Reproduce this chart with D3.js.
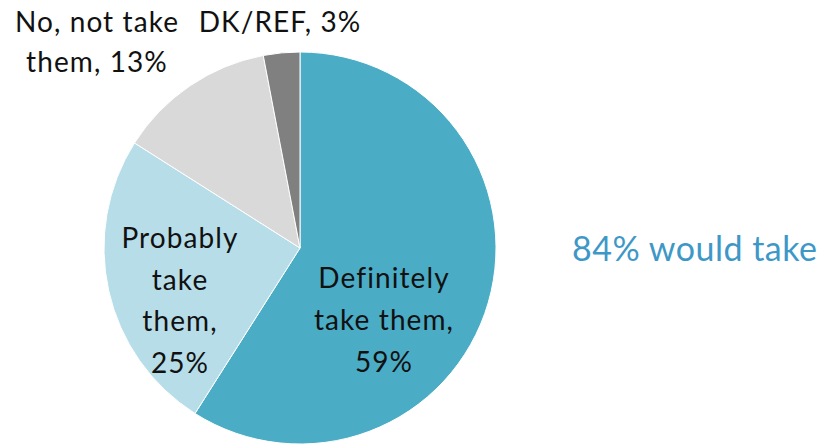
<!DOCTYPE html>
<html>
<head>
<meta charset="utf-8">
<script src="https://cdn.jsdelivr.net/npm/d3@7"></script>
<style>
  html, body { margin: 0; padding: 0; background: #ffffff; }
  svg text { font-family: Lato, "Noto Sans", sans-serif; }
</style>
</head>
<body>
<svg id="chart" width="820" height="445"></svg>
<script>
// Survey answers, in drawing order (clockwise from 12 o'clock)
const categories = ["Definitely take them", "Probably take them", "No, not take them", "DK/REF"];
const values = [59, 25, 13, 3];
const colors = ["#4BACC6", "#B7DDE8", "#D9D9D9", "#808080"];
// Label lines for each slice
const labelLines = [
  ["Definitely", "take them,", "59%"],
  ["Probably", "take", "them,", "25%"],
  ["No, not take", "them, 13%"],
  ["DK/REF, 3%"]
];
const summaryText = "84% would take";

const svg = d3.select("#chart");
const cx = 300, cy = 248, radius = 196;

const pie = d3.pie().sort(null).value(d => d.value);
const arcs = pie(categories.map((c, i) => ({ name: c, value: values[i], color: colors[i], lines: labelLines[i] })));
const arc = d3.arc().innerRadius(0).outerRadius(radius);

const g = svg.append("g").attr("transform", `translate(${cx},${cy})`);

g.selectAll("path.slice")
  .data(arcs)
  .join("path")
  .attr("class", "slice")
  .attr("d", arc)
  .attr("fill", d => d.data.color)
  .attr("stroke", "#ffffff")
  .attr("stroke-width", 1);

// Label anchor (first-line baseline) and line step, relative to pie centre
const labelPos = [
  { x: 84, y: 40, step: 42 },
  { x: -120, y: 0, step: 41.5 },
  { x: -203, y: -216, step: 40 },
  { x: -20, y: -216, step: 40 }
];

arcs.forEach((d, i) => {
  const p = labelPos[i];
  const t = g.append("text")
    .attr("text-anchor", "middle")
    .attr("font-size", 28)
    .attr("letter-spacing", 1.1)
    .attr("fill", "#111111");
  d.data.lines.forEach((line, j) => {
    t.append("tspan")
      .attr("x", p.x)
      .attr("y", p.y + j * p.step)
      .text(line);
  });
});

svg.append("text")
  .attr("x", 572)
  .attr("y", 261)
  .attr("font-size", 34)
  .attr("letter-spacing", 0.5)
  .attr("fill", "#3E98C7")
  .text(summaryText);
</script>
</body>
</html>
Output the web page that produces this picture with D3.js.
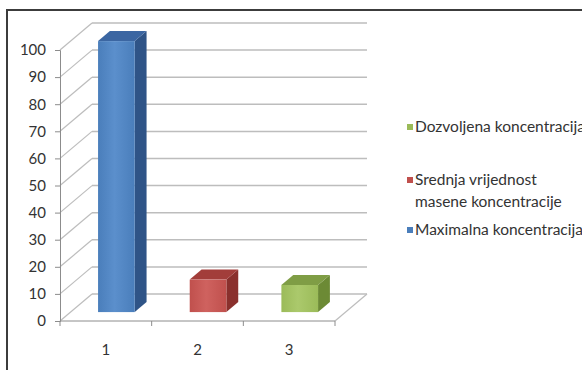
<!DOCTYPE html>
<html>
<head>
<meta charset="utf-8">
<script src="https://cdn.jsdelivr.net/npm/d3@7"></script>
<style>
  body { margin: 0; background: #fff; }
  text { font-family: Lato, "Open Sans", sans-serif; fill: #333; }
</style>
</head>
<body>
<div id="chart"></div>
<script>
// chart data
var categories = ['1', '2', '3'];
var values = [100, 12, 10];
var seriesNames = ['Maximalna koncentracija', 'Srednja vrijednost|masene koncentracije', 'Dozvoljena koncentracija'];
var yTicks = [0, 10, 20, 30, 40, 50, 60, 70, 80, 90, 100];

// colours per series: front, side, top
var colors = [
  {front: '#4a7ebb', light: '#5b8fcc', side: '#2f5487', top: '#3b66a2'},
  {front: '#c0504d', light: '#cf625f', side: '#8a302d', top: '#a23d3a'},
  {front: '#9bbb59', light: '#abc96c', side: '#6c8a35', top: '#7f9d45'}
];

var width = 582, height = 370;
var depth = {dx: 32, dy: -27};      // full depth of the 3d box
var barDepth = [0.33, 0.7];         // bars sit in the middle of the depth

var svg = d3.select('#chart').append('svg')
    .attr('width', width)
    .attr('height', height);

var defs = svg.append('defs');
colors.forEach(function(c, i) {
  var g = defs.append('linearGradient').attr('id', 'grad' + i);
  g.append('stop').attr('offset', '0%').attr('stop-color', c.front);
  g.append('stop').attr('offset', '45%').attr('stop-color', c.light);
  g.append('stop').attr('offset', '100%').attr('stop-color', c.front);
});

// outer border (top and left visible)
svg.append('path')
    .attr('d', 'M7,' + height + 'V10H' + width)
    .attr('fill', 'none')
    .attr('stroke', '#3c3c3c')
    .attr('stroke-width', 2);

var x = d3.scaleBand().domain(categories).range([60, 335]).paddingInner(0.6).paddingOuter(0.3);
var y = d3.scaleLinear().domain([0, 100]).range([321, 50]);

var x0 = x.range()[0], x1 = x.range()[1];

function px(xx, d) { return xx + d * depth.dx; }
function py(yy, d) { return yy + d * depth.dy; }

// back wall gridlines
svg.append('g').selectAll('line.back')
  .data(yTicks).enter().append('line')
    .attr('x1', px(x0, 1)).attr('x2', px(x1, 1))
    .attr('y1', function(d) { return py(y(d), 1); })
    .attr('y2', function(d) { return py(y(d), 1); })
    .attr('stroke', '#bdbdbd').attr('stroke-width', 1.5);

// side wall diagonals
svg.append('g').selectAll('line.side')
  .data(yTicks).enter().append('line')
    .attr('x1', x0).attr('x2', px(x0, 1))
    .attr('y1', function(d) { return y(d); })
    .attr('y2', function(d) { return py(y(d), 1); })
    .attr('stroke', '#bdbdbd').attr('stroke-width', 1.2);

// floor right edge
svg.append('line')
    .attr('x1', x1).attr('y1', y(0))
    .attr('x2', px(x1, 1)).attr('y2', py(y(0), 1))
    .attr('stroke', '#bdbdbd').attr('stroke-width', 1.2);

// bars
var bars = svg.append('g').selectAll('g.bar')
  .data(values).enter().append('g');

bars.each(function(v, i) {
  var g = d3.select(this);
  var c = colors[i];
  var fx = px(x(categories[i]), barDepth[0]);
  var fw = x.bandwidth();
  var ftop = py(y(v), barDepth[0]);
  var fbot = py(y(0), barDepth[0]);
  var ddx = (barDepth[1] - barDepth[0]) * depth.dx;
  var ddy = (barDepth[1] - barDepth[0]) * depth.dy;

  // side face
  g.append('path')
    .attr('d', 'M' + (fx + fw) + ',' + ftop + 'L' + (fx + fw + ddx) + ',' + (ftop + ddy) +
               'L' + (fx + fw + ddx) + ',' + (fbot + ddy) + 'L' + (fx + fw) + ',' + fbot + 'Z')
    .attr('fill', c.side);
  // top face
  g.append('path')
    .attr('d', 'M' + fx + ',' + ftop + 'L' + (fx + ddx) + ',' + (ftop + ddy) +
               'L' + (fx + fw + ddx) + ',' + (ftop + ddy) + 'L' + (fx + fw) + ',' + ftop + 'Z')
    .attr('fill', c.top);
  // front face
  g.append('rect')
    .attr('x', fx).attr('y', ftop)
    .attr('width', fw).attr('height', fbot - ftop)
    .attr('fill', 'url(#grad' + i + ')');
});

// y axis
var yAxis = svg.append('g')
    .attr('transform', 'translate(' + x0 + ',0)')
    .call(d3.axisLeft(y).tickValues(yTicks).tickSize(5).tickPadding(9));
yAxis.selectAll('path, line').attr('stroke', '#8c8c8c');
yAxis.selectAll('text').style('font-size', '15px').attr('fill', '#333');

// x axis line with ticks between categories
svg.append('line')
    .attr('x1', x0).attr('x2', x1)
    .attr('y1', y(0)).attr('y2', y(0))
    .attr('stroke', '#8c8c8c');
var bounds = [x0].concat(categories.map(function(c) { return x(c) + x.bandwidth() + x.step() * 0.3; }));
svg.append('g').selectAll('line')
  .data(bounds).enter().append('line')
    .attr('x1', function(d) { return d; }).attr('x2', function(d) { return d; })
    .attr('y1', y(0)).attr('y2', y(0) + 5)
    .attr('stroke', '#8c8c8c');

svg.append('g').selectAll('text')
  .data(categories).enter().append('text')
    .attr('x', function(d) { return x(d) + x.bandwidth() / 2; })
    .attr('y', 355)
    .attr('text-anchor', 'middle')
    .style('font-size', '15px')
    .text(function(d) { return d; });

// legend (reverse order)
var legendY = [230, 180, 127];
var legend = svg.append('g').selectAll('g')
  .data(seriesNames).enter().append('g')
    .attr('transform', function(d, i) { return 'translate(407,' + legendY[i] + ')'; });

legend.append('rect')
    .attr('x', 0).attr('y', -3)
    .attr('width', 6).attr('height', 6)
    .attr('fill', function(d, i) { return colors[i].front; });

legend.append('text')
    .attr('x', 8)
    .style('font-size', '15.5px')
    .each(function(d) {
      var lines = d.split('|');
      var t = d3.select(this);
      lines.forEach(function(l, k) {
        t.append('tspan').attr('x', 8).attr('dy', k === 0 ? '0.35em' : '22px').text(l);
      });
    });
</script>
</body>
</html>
+ + +
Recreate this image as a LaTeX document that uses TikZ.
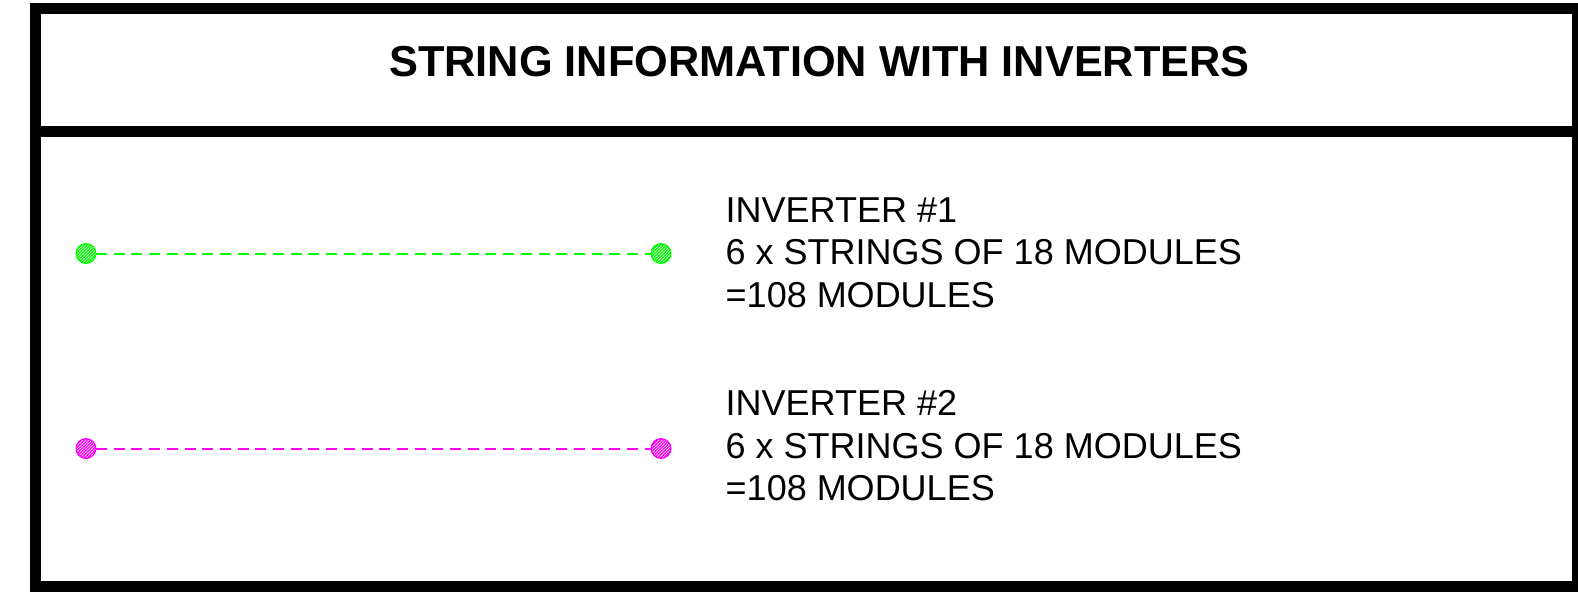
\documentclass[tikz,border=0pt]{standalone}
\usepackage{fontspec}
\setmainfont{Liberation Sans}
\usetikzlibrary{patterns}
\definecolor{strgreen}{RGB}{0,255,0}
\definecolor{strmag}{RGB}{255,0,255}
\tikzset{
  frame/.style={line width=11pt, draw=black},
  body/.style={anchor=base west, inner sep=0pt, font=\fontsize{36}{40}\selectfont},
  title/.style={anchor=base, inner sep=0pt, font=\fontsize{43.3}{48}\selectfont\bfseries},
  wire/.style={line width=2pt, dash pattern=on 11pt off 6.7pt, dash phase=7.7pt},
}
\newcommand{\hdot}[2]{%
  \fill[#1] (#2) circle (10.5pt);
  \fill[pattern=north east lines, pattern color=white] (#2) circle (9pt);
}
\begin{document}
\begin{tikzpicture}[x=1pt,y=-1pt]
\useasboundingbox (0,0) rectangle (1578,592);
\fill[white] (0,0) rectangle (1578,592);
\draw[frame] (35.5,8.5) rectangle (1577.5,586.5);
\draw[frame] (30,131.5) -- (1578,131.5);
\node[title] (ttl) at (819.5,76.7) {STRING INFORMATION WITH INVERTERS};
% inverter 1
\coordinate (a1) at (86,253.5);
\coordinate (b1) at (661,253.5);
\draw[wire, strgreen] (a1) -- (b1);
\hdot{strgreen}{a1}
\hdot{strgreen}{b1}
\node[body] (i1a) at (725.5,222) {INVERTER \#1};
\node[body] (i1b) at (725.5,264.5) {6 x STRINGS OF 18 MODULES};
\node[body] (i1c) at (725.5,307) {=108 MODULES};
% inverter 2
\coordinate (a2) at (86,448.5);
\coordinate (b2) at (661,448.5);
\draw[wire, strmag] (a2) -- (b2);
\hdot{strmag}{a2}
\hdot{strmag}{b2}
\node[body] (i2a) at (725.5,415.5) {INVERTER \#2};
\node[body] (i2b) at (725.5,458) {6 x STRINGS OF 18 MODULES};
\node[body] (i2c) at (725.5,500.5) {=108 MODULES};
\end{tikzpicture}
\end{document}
+ + +
→ **Task prompt**
Gather each line from the listing above that holds "this".

→ **Exercise answer**
Reproduce this chart with D3.js.
Output the web page that produces this picture with D3.js.
  var g = d3.select(this);
      var t = d3.select(this);
Recreate this image as a LaTeX document that uses TikZ.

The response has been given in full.